(Rows from a dataset of charts and code)
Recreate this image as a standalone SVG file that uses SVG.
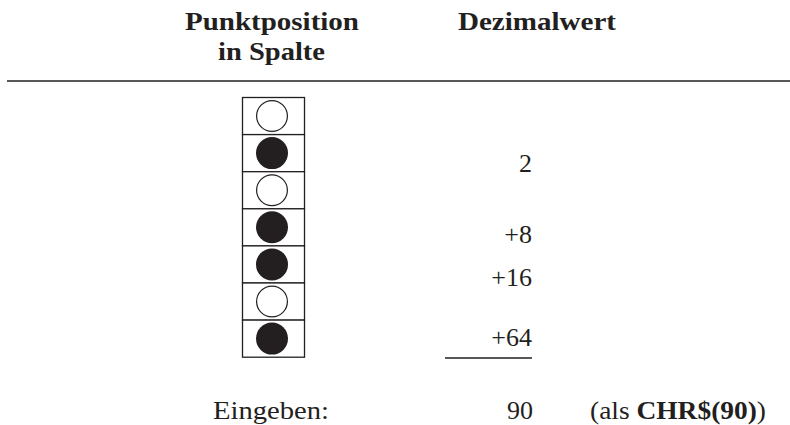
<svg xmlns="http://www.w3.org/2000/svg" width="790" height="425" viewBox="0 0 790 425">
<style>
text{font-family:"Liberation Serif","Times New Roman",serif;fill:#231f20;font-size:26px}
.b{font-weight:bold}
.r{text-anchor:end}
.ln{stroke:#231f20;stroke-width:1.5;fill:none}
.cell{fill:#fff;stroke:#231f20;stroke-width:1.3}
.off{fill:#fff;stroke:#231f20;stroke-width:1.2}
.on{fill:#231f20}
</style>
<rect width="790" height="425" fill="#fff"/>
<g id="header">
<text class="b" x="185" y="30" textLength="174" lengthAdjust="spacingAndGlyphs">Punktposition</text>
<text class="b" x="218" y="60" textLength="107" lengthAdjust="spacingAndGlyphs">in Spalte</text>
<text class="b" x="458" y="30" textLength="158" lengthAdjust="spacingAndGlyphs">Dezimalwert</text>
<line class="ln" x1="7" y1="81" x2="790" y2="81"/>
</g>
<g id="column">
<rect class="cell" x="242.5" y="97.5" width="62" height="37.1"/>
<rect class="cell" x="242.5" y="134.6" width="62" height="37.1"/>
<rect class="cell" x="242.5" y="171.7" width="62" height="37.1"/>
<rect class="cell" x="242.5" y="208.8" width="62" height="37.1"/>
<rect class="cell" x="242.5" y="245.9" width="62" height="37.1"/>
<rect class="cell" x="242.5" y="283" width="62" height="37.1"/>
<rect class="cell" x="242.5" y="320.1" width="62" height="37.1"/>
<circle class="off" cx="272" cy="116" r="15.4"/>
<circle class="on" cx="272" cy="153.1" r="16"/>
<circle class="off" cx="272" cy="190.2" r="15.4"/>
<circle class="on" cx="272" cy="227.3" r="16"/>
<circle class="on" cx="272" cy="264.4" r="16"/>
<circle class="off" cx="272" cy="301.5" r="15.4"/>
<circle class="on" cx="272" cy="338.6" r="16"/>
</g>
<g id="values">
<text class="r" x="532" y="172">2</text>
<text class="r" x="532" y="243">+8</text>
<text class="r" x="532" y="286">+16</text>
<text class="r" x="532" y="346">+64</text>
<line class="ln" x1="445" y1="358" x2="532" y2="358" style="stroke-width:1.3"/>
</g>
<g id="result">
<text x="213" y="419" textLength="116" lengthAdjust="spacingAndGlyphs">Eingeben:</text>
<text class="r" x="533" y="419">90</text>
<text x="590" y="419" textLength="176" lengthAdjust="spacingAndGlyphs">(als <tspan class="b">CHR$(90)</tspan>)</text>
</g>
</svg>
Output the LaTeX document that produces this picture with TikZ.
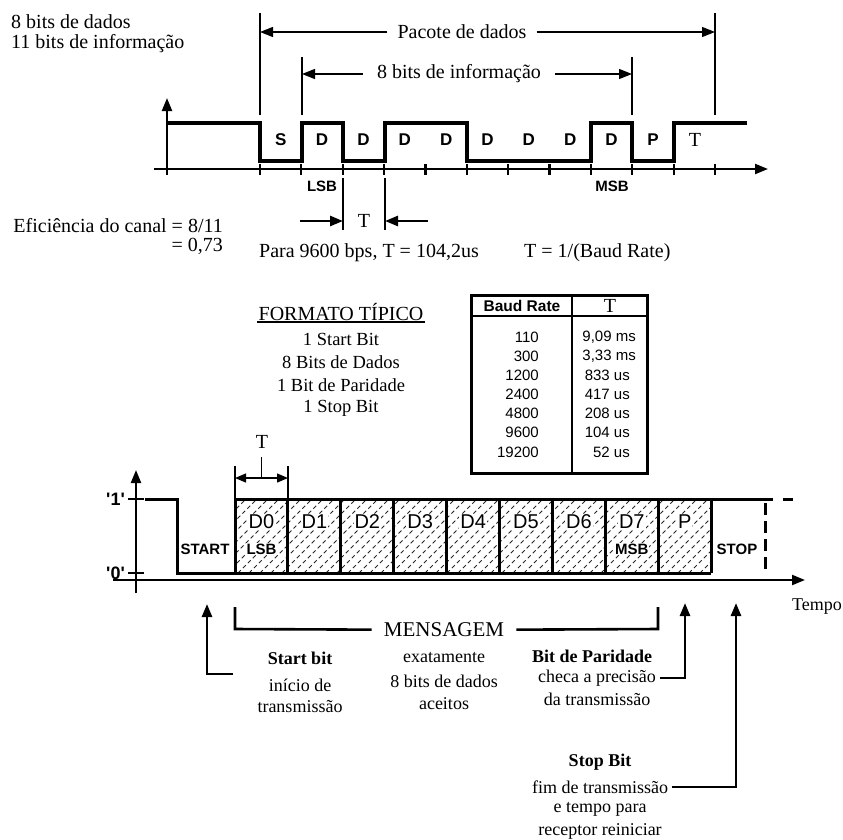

## What you need to do
Do not include images; quote all of the entries above exactly.

## Correct output
Recreate this image as a standalone SVG file that uses SVG.
<svg xmlns="http://www.w3.org/2000/svg" width="790" height="425" viewBox="0 0 790 425">
<style>
text{font-family:"Liberation Serif","Times New Roman",serif;fill:#231f20;font-size:26px}
.b{font-weight:bold}
.r{text-anchor:end}
.ln{stroke:#231f20;stroke-width:1.5;fill:none}
.cell{fill:#fff;stroke:#231f20;stroke-width:1.3}
.off{fill:#fff;stroke:#231f20;stroke-width:1.2}
.on{fill:#231f20}
</style>
<rect width="790" height="425" fill="#fff"/>
<g id="header">
<text class="b" x="185" y="30" textLength="174" lengthAdjust="spacingAndGlyphs">Punktposition</text>
<text class="b" x="218" y="60" textLength="107" lengthAdjust="spacingAndGlyphs">in Spalte</text>
<text class="b" x="458" y="30" textLength="158" lengthAdjust="spacingAndGlyphs">Dezimalwert</text>
<line class="ln" x1="7" y1="81" x2="790" y2="81"/>
</g>
<g id="column">
<rect class="cell" x="242.5" y="97.5" width="62" height="37.1"/>
<rect class="cell" x="242.5" y="134.6" width="62" height="37.1"/>
<rect class="cell" x="242.5" y="171.7" width="62" height="37.1"/>
<rect class="cell" x="242.5" y="208.8" width="62" height="37.1"/>
<rect class="cell" x="242.5" y="245.9" width="62" height="37.1"/>
<rect class="cell" x="242.5" y="283" width="62" height="37.1"/>
<rect class="cell" x="242.5" y="320.1" width="62" height="37.1"/>
<circle class="off" cx="272" cy="116" r="15.4"/>
<circle class="on" cx="272" cy="153.1" r="16"/>
<circle class="off" cx="272" cy="190.2" r="15.4"/>
<circle class="on" cx="272" cy="227.3" r="16"/>
<circle class="on" cx="272" cy="264.4" r="16"/>
<circle class="off" cx="272" cy="301.5" r="15.4"/>
<circle class="on" cx="272" cy="338.6" r="16"/>
</g>
<g id="values">
<text class="r" x="532" y="172">2</text>
<text class="r" x="532" y="243">+8</text>
<text class="r" x="532" y="286">+16</text>
<text class="r" x="532" y="346">+64</text>
<line class="ln" x1="445" y1="358" x2="532" y2="358" style="stroke-width:1.3"/>
</g>
<g id="result">
<text x="213" y="419" textLength="116" lengthAdjust="spacingAndGlyphs">Eingeben:</text>
<text class="r" x="533" y="419">90</text>
<text x="590" y="419" textLength="176" lengthAdjust="spacingAndGlyphs">(als <tspan class="b">CHR$(90)</tspan>)</text>
</g>
</svg>
Output the LaTeX document that produces this picture with TikZ.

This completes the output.